Comparaison entre atténuation certifiée (REAT) et atténuation mesurée en situation réelle (pREAT) pour le protecteur CMEP3
Les écarts importants observés sur l’ensemble du spectre suggèrent une surévaluation systématique des performances en laboratoire. La faible atténuation réelle, conjuguée à une faible variabilité inter-individuelle, interroge sur la qualité de fabrication ou la prise d’empreinte, laissant supposer un défaut de conception ou de méthode pour ce modèle.

Raisons de l’écart entre théorie et pratique

Plusieurs facteurs expliquent cette différence :

  • Les tests en laboratoire (REAT) se font dans des conditions idéales, avec des sujets formés, au calme, en posture immobile.
  • En entreprise, les mouvements, les postures, les micro-fuites modifient l’ajustement.
  • L’effet d’occlusion, les bruits physiologiques internes (déglutition, parole, respiration) perturbent aussi la mesure réelle.
  • La réduction du volume des bouchons dans certains modèles récents, au nom du confort, peut nuire à la tenue en place.

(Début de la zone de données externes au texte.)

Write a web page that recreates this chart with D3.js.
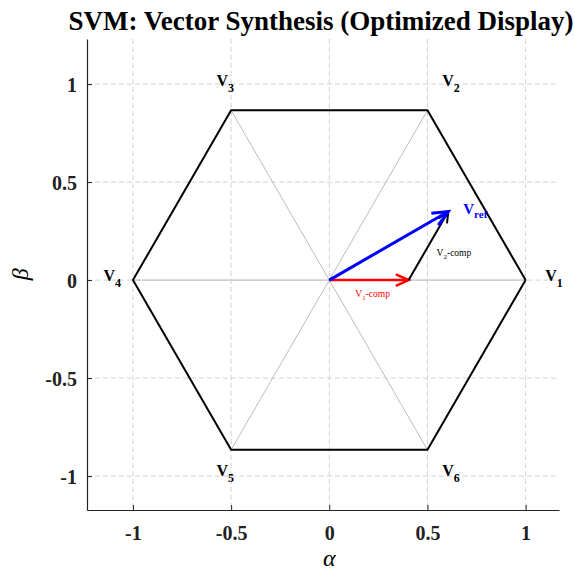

Ce que cela implique pour les préventeurs

  • Il est illusoire de se baser uniquement sur les valeurs des fabricants pour calculer le niveau réel sous protection (L’A).
  • Les responsables HSE devraient :
    • Exiger des tests d’efficacité en situation réelle (fit testing),
    • Former les salariés à bien insérer leur bouchon,
    • Choisir des modèles à forte tenue en place, même au détriment d’un confort perçu temporairement plus élevé,
    • Intégrer un coefficient de sécurité dans le calcul du L’A (ex. : −5 dB par prudence),
    • Vérifier régulièrement l’état et l’usure des bouchons moulés.

Conclusion

Les bouchons sur mesure peuvent offrir une protection stable et efficace, à condition que l’empreinte soit bien faite, que la fabrication soit rigoureuse, et que le salarié les porte correctement en continu. Mais cette étude montre que la confiance aveugle dans les données fabricant est dangereuse. Ce n’est pas parce qu’un bouchon est moulé qu’il protège parfaitement. Il est a noter que cette étude publiée en 2012 ne tient pas compte des avancées importantes en terme de qualité et de fiabilité des technologies de fabrication additive dont sont désormais équipés les principaux fabricants français.

Source

INRS – Kusy, A., & Châtillon, J. (2012). Real-world attenuation of custom-moulded earplugs: Results from industrial in situ F-MIRE measurements. Applied Acoustics, 73(6–7), 639–647.